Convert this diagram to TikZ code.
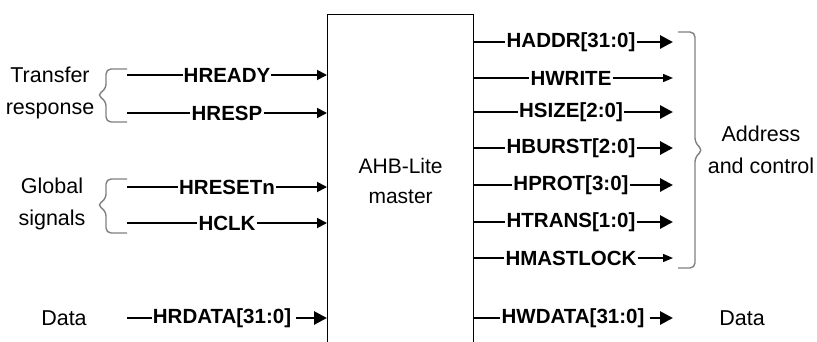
\documentclass[tikz,border=0pt]{standalone}
\usepackage{fontspec}
\setmainfont{Liberation Sans}
\usetikzlibrary{arrows.meta}

\begin{document}
\begin{tikzpicture}[
        x=1pt, y=-1pt,
        block/.style={
            draw,
            line width=1.3pt,
            minimum width=146pt,
            minimum height=332pt,
            anchor=north west,
            align=center,
            font=\fontsize{21}{30}\selectfont
        },
        signal/.style={
            inner sep=1pt,
            font=\fontsize{20.5}{24}\selectfont\bfseries
        },
        group/.style={
            align=center,
            font=\fontsize{21.5}{32}\selectfont
        },
        wire/.style={line width=1.8pt},
        bus/.style={line width=2.8pt},
        inarrow/.style={
            wire,
            -{Triangle[length=10pt,width=10pt]}
        },
        busarrow/.style={
            bus,
            -{Triangle[length=13pt,width=13pt]}
        },
        wirearrow/.style={
            line width=1.4pt,
            -{Triangle[length=10pt,width=8pt]}
        },
        brace/.style={
            draw=gray,
            line width=1.4pt,
            rounded corners=5pt
        }
    ]
    
    \useasboundingbox (0,0) rectangle (817,341);
    
    \node[block] (master) at (327,14) {AHB-Lite\\master};
    
    % free ends of the wires
    \coordinate (lstart) at (127,0);
    \coordinate (rend) at (673,0);
    
    % inputs
    \node[signal] (hready) at (227,75) {HREADY};
    \node[signal] (hresp) at (227,113) {HRESP};
    \node[signal] (hresetn) at (227,187) {HRESETn};
    \node[signal] (hclk) at (227,223) {HCLK};
    \node[signal] (hrdata) at (222,318) {HRDATA[31:0]};
    
    \draw[wire] (lstart |- hready) -- (hready);
    \draw[inarrow] (hready) -- (hready -| master.west);
    \draw[wire] (lstart |- hresp) -- (hresp);
    \draw[inarrow] (hresp) -- (hresp -| master.west);
    \draw[wire] (lstart |- hresetn) -- (hresetn);
    \draw[inarrow] (hresetn) -- (hresetn -| master.west);
    \draw[wire] (lstart |- hclk) -- (hclk);
    \draw[inarrow] (hclk) -- (hclk -| master.west);
    \draw[bus] (lstart |- hrdata) -- (hrdata);
    \draw[busarrow, shorten <=4pt] (hrdata) -- (hrdata -| master.west);
    
    % outputs
    \node[signal] (haddr) at (571,42) {HADDR[31:0]};
    \node[signal] (hwrite) at (571,78) {HWRITE};
    \node[signal] (hsize) at (571,112) {HSIZE[2:0]};
    \node[signal] (hburst) at (571,148) {HBURST[2:0]};
    \node[signal] (hprot) at (571,185) {HPROT[3:0]};
    \node[signal] (htrans) at (571,222) {HTRANS[1:0]};
    \node[signal] (hmastlock) at (571,258) {HMASTLOCK};
    \node[signal] (hwdata) at (573,318) {HWDATA[31:0]};
    
    \draw[bus] (master.east |- haddr) -- (haddr);
    \draw[busarrow] (haddr) -- (haddr -| rend);
    \draw[line width=1.4pt] (master.east |- hwrite) -- (hwrite);
    \draw[wirearrow] (hwrite) -- (hwrite -| rend);
    \draw[bus] (master.east |- hsize) -- (hsize);
    \draw[busarrow] (hsize) -- (hsize -| rend);
    \draw[bus] (master.east |- hburst) -- (hburst);
    \draw[busarrow] (hburst) -- (hburst -| rend);
    \draw[bus] (master.east |- hprot) -- (hprot);
    \draw[busarrow] (hprot) -- (hprot -| rend);
    \draw[bus] (master.east |- htrans) -- (htrans);
    \draw[busarrow] (htrans) -- (htrans -| rend);
    \draw[line width=1.4pt] (master.east |- hmastlock) -- (hmastlock);
    \draw[wirearrow] (hmastlock) -- (hmastlock -| rend);
    \draw[bus] (master.east |- hwdata) -- (hwdata);
    \draw[busarrow, shorten <=4pt] (hwdata) -- (hwdata -| rend);
    
    % groups
    \node[group] (transfer) at (50,93) {Transfer\\response};
    \node[group] (global) at (52,204) {Global\\signals};
    \node[group] (ldata) at (64,318) {Data};
    \node[group] (addrctrl) at (761,150) {Address\\and control};
    \node[group] (rdata) at (742,318) {Data};
    
    \draw[brace] (127,69) -- (106,69) -- (106,89) -- (97,95) -- (106,101) -- (106,122) -- (127,122);
    \draw[brace] (127,179) -- (106,179) -- (106,199) -- (97,205) -- (106,211) -- (106,233) -- (127,233);
    \draw[brace] (678,32) -- (695,32) -- (695,143) -- (703,150) -- (695,157) -- (695,268) -- (678,268);
    
\end{tikzpicture}
\end{document}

Written request
The pictures should not be reproduced; quote all of the other material exactly.

Answer to the problem
Convert this diagram to TikZ code.
\documentclass[tikz,border=0pt]{standalone}
\usepackage{fontspec}
\setmainfont{Liberation Sans}
\usetikzlibrary{arrows.meta}

\begin{document}
\begin{tikzpicture}[
        x=1pt, y=-1pt,
        block/.style={
            draw,
            line width=1.3pt,
            minimum width=146pt,
            minimum height=332pt,
            anchor=north west,
            align=center,
            font=\fontsize{21}{30}\selectfont
        },
        signal/.style={
            inner sep=1pt,
            font=\fontsize{20.5}{24}\selectfont\bfseries
        },
        group/.style={
            align=center,
            font=\fontsize{21.5}{32}\selectfont
        },
        wire/.style={line width=1.8pt},
        bus/.style={line width=2.8pt},
        inarrow/.style={
            wire,
            -{Triangle[length=10pt,width=10pt]}
        },
        busarrow/.style={
            bus,
            -{Triangle[length=13pt,width=13pt]}
        },
        wirearrow/.style={
            line width=1.4pt,
            -{Triangle[length=10pt,width=8pt]}
        },
        brace/.style={
            draw=gray,
            line width=1.4pt,
            rounded corners=5pt
        }
    ]
    
    \useasboundingbox (0,0) rectangle (817,341);
    
    \node[block] (master) at (327,14) {AHB-Lite\\master};
    
    % free ends of the wires
    \coordinate (lstart) at (127,0);
    \coordinate (rend) at (673,0);
    
    % inputs
    \node[signal] (hready) at (227,75) {HREADY};
    \node[signal] (hresp) at (227,113) {HRESP};
    \node[signal] (hresetn) at (227,187) {HRESETn};
    \node[signal] (hclk) at (227,223) {HCLK};
    \node[signal] (hrdata) at (222,318) {HRDATA[31:0]};
    
    \draw[wire] (lstart |- hready) -- (hready);
    \draw[inarrow] (hready) -- (hready -| master.west);
    \draw[wire] (lstart |- hresp) -- (hresp);
    \draw[inarrow] (hresp) -- (hresp -| master.west);
    \draw[wire] (lstart |- hresetn) -- (hresetn);
    \draw[inarrow] (hresetn) -- (hresetn -| master.west);
    \draw[wire] (lstart |- hclk) -- (hclk);
    \draw[inarrow] (hclk) -- (hclk -| master.west);
    \draw[bus] (lstart |- hrdata) -- (hrdata);
    \draw[busarrow, shorten <=4pt] (hrdata) -- (hrdata -| master.west);
    
    % outputs
    \node[signal] (haddr) at (571,42) {HADDR[31:0]};
    \node[signal] (hwrite) at (571,78) {HWRITE};
    \node[signal] (hsize) at (571,112) {HSIZE[2:0]};
    \node[signal] (hburst) at (571,148) {HBURST[2:0]};
    \node[signal] (hprot) at (571,185) {HPROT[3:0]};
    \node[signal] (htrans) at (571,222) {HTRANS[1:0]};
    \node[signal] (hmastlock) at (571,258) {HMASTLOCK};
    \node[signal] (hwdata) at (573,318) {HWDATA[31:0]};
    
    \draw[bus] (master.east |- haddr) -- (haddr);
    \draw[busarrow] (haddr) -- (haddr -| rend);
    \draw[line width=1.4pt] (master.east |- hwrite) -- (hwrite);
    \draw[wirearrow] (hwrite) -- (hwrite -| rend);
    \draw[bus] (master.east |- hsize) -- (hsize);
    \draw[busarrow] (hsize) -- (hsize -| rend);
    \draw[bus] (master.east |- hburst) -- (hburst);
    \draw[busarrow] (hburst) -- (hburst -| rend);
    \draw[bus] (master.east |- hprot) -- (hprot);
    \draw[busarrow] (hprot) -- (hprot -| rend);
    \draw[bus] (master.east |- htrans) -- (htrans);
    \draw[busarrow] (htrans) -- (htrans -| rend);
    \draw[line width=1.4pt] (master.east |- hmastlock) -- (hmastlock);
    \draw[wirearrow] (hmastlock) -- (hmastlock -| rend);
    \draw[bus] (master.east |- hwdata) -- (hwdata);
    \draw[busarrow, shorten <=4pt] (hwdata) -- (hwdata -| rend);
    
    % groups
    \node[group] (transfer) at (50,93) {Transfer\\response};
    \node[group] (global) at (52,204) {Global\\signals};
    \node[group] (ldata) at (64,318) {Data};
    \node[group] (addrctrl) at (761,150) {Address\\and control};
    \node[group] (rdata) at (742,318) {Data};
    
    \draw[brace] (127,69) -- (106,69) -- (106,89) -- (97,95) -- (106,101) -- (106,122) -- (127,122);
    \draw[brace] (127,179) -- (106,179) -- (106,199) -- (97,205) -- (106,211) -- (106,233) -- (127,233);
    \draw[brace] (678,32) -- (695,32) -- (695,143) -- (703,150) -- (695,157) -- (695,268) -- (678,268);
    
\end{tikzpicture}
\end{document}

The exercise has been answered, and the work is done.